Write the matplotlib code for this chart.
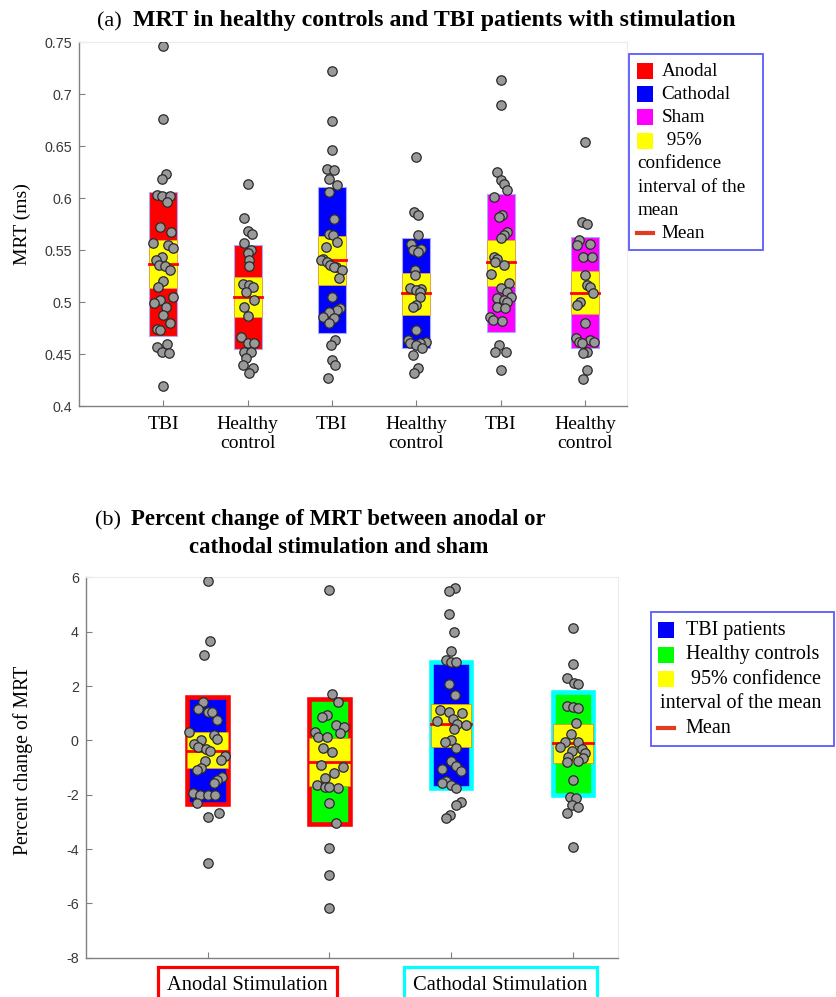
import numpy as np
import matplotlib.pyplot as plt
from matplotlib.patches import Rectangle
from matplotlib.lines import Line2D
import matplotlib.transforms as mtransforms

plt.rcParams['font.family'] = ['Liberation Serif', 'DejaVu Serif']

W, H = 836, 997

# ---------------- panel (a): MRT ----------------
a_pos = [1, 2, 3, 4, 5, 6]
a_ticklabels = ['TBI', 'Healthy\ncontrol', 'TBI', 'Healthy\ncontrol', 'TBI', 'Healthy\ncontrol']
a_colors = ['#ff0000', '#ff0000', '#0000ff', '#0000ff', '#ff00ff', '#ff00ff']
a_mean = [0.5365, 0.5045, 0.541, 0.5084, 0.5382, 0.509]
a_box_lo = [0.4673, 0.4545, 0.4699, 0.4555, 0.4714, 0.4555]
a_box_hi = [0.606, 0.5548, 0.6109, 0.5613, 0.6045, 0.5628]
a_ci_lo = [0.5132, 0.4853, 0.5163, 0.4875, 0.5154, 0.4882]
a_ci_hi = [0.5603, 0.5238, 0.5638, 0.5282, 0.5603, 0.5298]
a_points = [
    [0.7465, 0.6766, 0.623, 0.619, 0.6035, 0.602, 0.602, 0.596, 0.572, 0.568, 0.557, 0.5555, 0.552,
     0.543, 0.5404, 0.5356, 0.535, 0.531, 0.520, 0.5147, 0.505, 0.502, 0.499, 0.4955, 0.4875, 0.4795,
     0.474, 0.473, 0.460, 0.457, 0.452, 0.4506, 0.419],
    [0.6135, 0.5814, 0.5683, 0.5654, 0.557, 0.55, 0.5474, 0.541, 0.5346, 0.5173, 0.5163, 0.5147, 0.5093,
     0.502, 0.4955, 0.4868, 0.4666, 0.4609, 0.4603, 0.4522, 0.4522, 0.4459, 0.4394, 0.4362, 0.4314],
    [0.7224, 0.674, 0.6468, 0.6286, 0.627, 0.6189, 0.6125, 0.606, 0.5805, 0.566, 0.5644, 0.558, 0.5532,
     0.542, 0.5404, 0.5388, 0.5356, 0.534, 0.5334, 0.5308, 0.5228, 0.5051, 0.494, 0.4923, 0.4907, 0.4859,
     0.4843, 0.4795, 0.4635, 0.4587, 0.4442, 0.4394, 0.4266],
    [0.6397, 0.5868, 0.5837, 0.5644, 0.5564, 0.5516, 0.55, 0.5484, 0.5314, 0.526, 0.5132, 0.5122, 0.5115,
     0.51, 0.5051, 0.4971, 0.4955, 0.4731, 0.4635, 0.4618, 0.4603, 0.4603, 0.4587, 0.4555, 0.449, 0.4362,
     0.4314],
    [0.7135, 0.6894, 0.6253, 0.618, 0.6141, 0.6084, 0.6013, 0.5837, 0.582, 0.5676, 0.5644, 0.5613, 0.5436,
     0.542, 0.5388, 0.5356, 0.5269, 0.518, 0.5132, 0.51, 0.5051, 0.5036, 0.502, 0.5003, 0.4955, 0.494,
     0.4859, 0.4827, 0.482, 0.4587, 0.4522, 0.4522, 0.4346],
    [0.6538, 0.5772, 0.5757, 0.5596, 0.5564, 0.5548, 0.5436, 0.5436, 0.526, 0.5163, 0.5147, 0.5084, 0.5003,
     0.4971, 0.4795, 0.4651, 0.4635, 0.4618, 0.4618, 0.4603, 0.4522, 0.4507, 0.4346, 0.4256],
]
a_jitter = [
    [0, 0, .03, -.02, -.08, -.01, .08, .04, -.04, .09, -.12, .06, .12, -.01, -.09, -.05, .02, .08, 0, -.06,
     .11, -.04, -.11, .03, 0, .08, -.08, -.04, .04, -.07, -.01, .07, 0],
    [0, -.04, 0, .05, -.04, .04, 0, .02, .02, -.06, .02, .06, -.02, .08, -.04, 0, -.08, 0, .08, -.04, .04,
     -.02, -.06, .06, .02],
    [0, 0, 0, -.06, .02, -.03, .06, -.03, .02, -.03, .01, .06, -.07, -.11, -.13, -.06, -.02, .05, .02, .12,
     .08, 0, .09, .06, -.04, -.10, .02, -.04, .04, -.01, 0, .04, -.05],
    [0, -.03, .02, .02, -.06, .06, -.04, .02, -.02, -.02, -.07, .06, 0, .04, .04, 0, -.04, 0, -.10, .11,
     -.07, .05, 0, .07, -.04, .02, -.03],
    [0, 0, -.04, 0, .04, .08, -.08, .02, -.02, .08, .04, 0, -.08, -.04, -.06, .04, -.11, .10, 0, .08, .12,
     -.04, .04, .08, -.04, .05, -.12, -.09, .02, -.02, -.07, .06, 0],
    [0, -.03, .03, -.07, .06, -.09, -.02, .09, 0, .03, .06, .10, -.06, -.09, 0, -.11, .06, -.07, .11, -.03,
     .03, -.02, .03, -.02],
]
a_yticks = [0.4, 0.45, 0.5, 0.55, 0.6, 0.65, 0.7, 0.75]
a_yticklabels = ['0.4', '0.45', '0.5', '0.55', '0.6', '0.65', '0.7', '0.75']
a_legend_labels = ['Anodal', 'Cathodal', 'Sham', ' 95%', 'confidence', 'interval of the', 'mean', 'Mean']
a_legend_kinds = ['patch', 'patch', 'patch', 'patch', None, None, None, 'line']
a_legend_colors = ['#ff0000', '#0000ff', '#ff00ff', '#ffff00', None, None, None, '#e03c1e']

# ---------------- panel (b): percent change ----------------
b_pos = [1, 2, 3, 4]
b_face = ['#0000ff', '#00ff00', '#0000ff', '#00ff00']
b_edge = ['#ff0000', '#ff0000', '#00ffff', '#00ffff']
b_mean = [-0.38, -0.78, 0.59, -0.11]
b_box_lo = [-2.35, -3.09, -1.76, -2.01]
b_box_hi = [1.60, 1.52, 2.90, 1.77]
b_ci_lo = [-1.03, -1.68, -0.23, -0.84]
b_ci_hi = [0.30, 0.10, 1.34, 0.60]
b_points = [
    [5.87, 3.67, 3.14, 1.43, 1.16, 1.06, 1.06, 0.75, 0.30, 0.20, 0.04, 0.02, -0.13, -0.23, -0.31, -0.38,
     -0.57, -0.72, -0.75, -1.03, -1.09, -1.36, -1.46, -1.58, -1.92, -2.01, -2.01, -2.01, -2.31, -2.68,
     -2.81, -4.50],
    [5.54, 1.71, 1.43, 0.94, 0.87, 0.57, 0.51, 0.32, 0.28, 0.14, 0.12, -0.29, -0.42, -0.90, -0.97, -1.21,
     -1.39, -1.64, -1.73, -1.76, -1.73, -2.31, -3.05, -3.97, -4.95, -6.18],
    [5.62, 5.51, 4.65, 3.98, 3.30, 2.96, 2.90, 2.87, 2.08, 1.66, 1.12, 1.06, 1.02, 0.79, 0.71, 0.60, 0.57,
     0.41, 0.02, -0.05, -0.29, -0.75, -0.94, -1.06, -1.13, -1.48, -1.56, -1.64, -1.76, -2.26, -2.38,
     -2.75, -2.87],
    [4.13, 2.81, 2.29, 2.10, 2.08, 1.28, 1.24, 1.18, 0.63, 0.24, -0.05, -0.07, -0.23, -0.33, -0.38, -0.47,
     -0.60, -0.66, -0.75, -0.78, -1.46, -2.07, -2.13, -2.38, -2.44, -2.66, -3.91],
]
b_jitter = [
    [0, .02, -.03, -.04, -.08, 0, .04, .08, -.15, .05, .08, -.05, -.11, -.08, -.01, .02, .14, .11, -.02,
     -.05, -.09, .12, .08, .05, -.12, -.06, 0, .06, -.09, .09, 0, 0],
    [0, .02, .07, -.02, -.06, .05, .12, -.12, .09, -.09, -.02, -.05, .02, -.07, .11, .04, -.04, -.10, -.04,
     .07, 0, 0, .05, 0, 0, 0],
    [.03, -.02, -.02, .02, 0, -.04, 0, .04, -.02, .03, -.09, -.02, .09, .01, -.12, .05, .12, .02, 0, -.05,
     .04, 0, .04, -.08, .08, -.04, -.08, 0, .04, .08, .04, -.01, -.04],
    [0, 0, -.05, .01, .04, -.05, 0, .04, .02, -.02, -.07, .04, -.11, .07, -.01, .10, -.04, .08, .04, -.05,
     0, -.03, .02, -.01, .04, -.05, 0],
]
b_yticks = [-8, -6, -4, -2, 0, 2, 4, 6]
b_yticklabels = ['-8', '-6', '-4', '-2', '0', '2', '4', '6']
b_group_labels = ['Anodal Stimulation', 'Cathodal Stimulation']
b_group_label_x = [1.33, 3.40]
b_group_label_colors = ['#ff0000', '#00ffff']
b_legend_labels = ['TBI patients', 'Healthy controls', ' 95% confidence', 'interval of the mean', 'Mean']
b_legend_kinds = ['patch', 'patch', 'patch', None, 'line']
b_legend_colors = ['#0000ff', '#00ff00', '#ffff00', None, '#e03c1e']


def fx(x):
    return x / W


def fy(y):
    return 1 - y / H


def style_axes(ax):
    for s in ['left', 'bottom']:
        ax.spines[s].set_color('#808080')
        ax.spines[s].set_linewidth(1.0)
    for s in ['top', 'right']:
        ax.spines[s].set_color('#ececec')
        ax.spines[s].set_linewidth(0.8)
    ax.tick_params(direction='in', length=4, width=0.8, color='#808080', top=False, right=False)
    ax.tick_params(axis='y', labelsize=10.3, labelcolor='#383838', pad=5)
    for lab in ax.get_yticklabels():
        lab.set_fontfamily('Liberation Sans')


def draw_legend(fig, labels, kinds, colors, box, sq_x, text_x, plain_x, y0, dy, fs):
    x0, y0b, x1, y1b = box
    fig.patches.append(Rectangle((fx(x0), fy(y1b)), (x1 - x0) / W, (y1b - y0b) / H,
                                 transform=fig.transFigure, fill=False, edgecolor='#5a5aff', lw=1.3))
    sq = 16
    for i, (lab, kind, col) in enumerate(zip(labels, kinds, colors)):
        yc = y0 + i * dy
        if kind == 'patch':
            fig.patches.append(Rectangle((fx(sq_x), fy(yc + sq / 2)), sq / W, sq / H,
                                         transform=fig.transFigure, facecolor=col, edgecolor='none'))
            tx = text_x
        elif kind == 'line':
            fig.lines.append(Line2D([fx(sq_x), fx(sq_x + sq)], [fy(yc), fy(yc)],
                                    transform=fig.transFigure, color=col, lw=3))
            tx = text_x
        else:
            tx = plain_x
        fig.text(fx(tx), fy(yc), lab, ha='left', va='center', fontsize=fs)


fig = plt.figure(figsize=(W / 100, H / 100), dpi=100)

# ---------- panel (a) ----------
ax1 = fig.add_axes([fx(79), fy(406), (627 - 79) / W, (406 - 42.5) / H])
bw = 0.333
for i, p in enumerate(a_pos):
    ax1.add_patch(Rectangle((p - bw / 2, a_box_lo[i]), bw, a_box_hi[i] - a_box_lo[i],
                            facecolor=a_colors[i], edgecolor='#a8a8ff', lw=0.8, zorder=2))
    ax1.add_patch(Rectangle((p - bw / 2, a_ci_lo[i]), bw, a_ci_hi[i] - a_ci_lo[i],
                            facecolor='#ffff00', edgecolor='#e0a040', lw=0.6, zorder=3))
    ax1.plot([p - bw / 2, p + bw / 2], [a_mean[i], a_mean[i]], color='#ff0000', lw=2, zorder=4)
    ax1.scatter(p + np.array(a_jitter[i]), a_points[i], s=46, facecolor='#999999',
                edgecolor='#2a2a2a', linewidth=0.9, zorder=5)
ax1.set_xlim(0, 6.5)
ax1.set_ylim(0.4, 0.75)
ax1.set_xticks(a_pos)
ax1.set_xticklabels(a_ticklabels, fontsize=14, linespacing=1.2)
ax1.set_yticks(a_yticks)
ax1.set_yticklabels(a_yticklabels)
style_axes(ax1)
ax1.tick_params(axis='x', pad=7, labelcolor='black')

fig.text(fx(97), fy(26), '(a)', fontsize=16, va='baseline', ha='left')
fig.text(fx(133), fy(26), 'MRT in healthy controls and TBI patients with stimulation',
         fontsize=17.2, fontweight='bold', va='baseline', ha='left')
fig.text(fx(22), fy(224), 'MRT (ms)', rotation=90, fontsize=14, ha='center', va='center')

draw_legend(fig, a_legend_labels, a_legend_kinds, a_legend_colors,
            box=(629, 54, 763, 250), sq_x=637, text_x=661.5, plain_x=637.5,
            y0=71, dy=23.2, fs=13.8)

# ---------- panel (b) ----------
ax2 = fig.add_axes([fx(85.7), fy(957.7), (618.3 - 85.7) / W, (957.7 - 577.4) / H])
bw2 = 0.33
for i, p in enumerate(b_pos):
    ax2.add_patch(Rectangle((p - bw2 / 2, b_box_lo[i]), bw2, b_box_hi[i] - b_box_lo[i],
                            facecolor=b_face[i], edgecolor=b_edge[i], lw=3.3, zorder=2))
    ax2.add_patch(Rectangle((p - bw2 / 2, b_ci_lo[i]), bw2, b_ci_hi[i] - b_ci_lo[i],
                            facecolor='#ffff00', edgecolor='#d89030', lw=0.6, zorder=3))
    ax2.plot([p - bw2 / 2, p + bw2 / 2], [b_mean[i], b_mean[i]], color='#ff0000', lw=2, zorder=4)
    ax2.scatter(p + np.array(b_jitter[i]), b_points[i], s=46, facecolor='#999999',
                edgecolor='#2a2a2a', linewidth=0.9, zorder=5)
ax2.set_xlim(0, 4.37)
ax2.set_ylim(-8, 6)
ax2.set_xticks(b_pos)
ax2.set_xticklabels([''] * len(b_pos))
ax2.set_yticks(b_yticks)
ax2.set_yticklabels(b_yticklabels)
style_axes(ax2)

trans = mtransforms.blended_transform_factory(ax2.transData, ax2.transAxes)
for lab, x, col in zip(b_group_labels, b_group_label_x, b_group_label_colors):
    ax2.text(x, -0.048, lab, transform=trans, ha='center', va='top', fontsize=14.8,
             bbox=dict(boxstyle='square,pad=0.45', facecolor='white', edgecolor=col, lw=2.3),
             clip_on=False)

fig.text(fx(95), fy(525.5), '(b)', fontsize=16, va='baseline', ha='left')
fig.text(fx(338.5), fy(525.5), 'Percent change of MRT between anodal or',
         fontsize=16.4, fontweight='bold', va='baseline', ha='center')
fig.text(fx(338.5), fy(553), 'cathodal stimulation and sham',
         fontsize=16.4, fontweight='bold', va='baseline', ha='center')
fig.text(fx(23), fy(760), 'Percent change of MRT', rotation=90, fontsize=14.3, ha='center', va='center')

draw_legend(fig, b_legend_labels, b_legend_kinds, b_legend_colors,
            box=(651, 612, 834, 746), sq_x=658, text_x=685.5, plain_x=660.5,
            y0=630, dy=24.6, fs=14.5)

fig.savefig('out.png', dpi=100)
----
Leave the pictures out and reproduce exactly the lines from the top of the listing above through the line with "W, H = 836, 997".

Write the matplotlib code for this chart.
import numpy as np
import matplotlib.pyplot as plt
from matplotlib.patches import Rectangle
from matplotlib.lines import Line2D
import matplotlib.transforms as mtransforms

plt.rcParams['font.family'] = ['Liberation Serif', 'DejaVu Serif']

W, H = 836, 997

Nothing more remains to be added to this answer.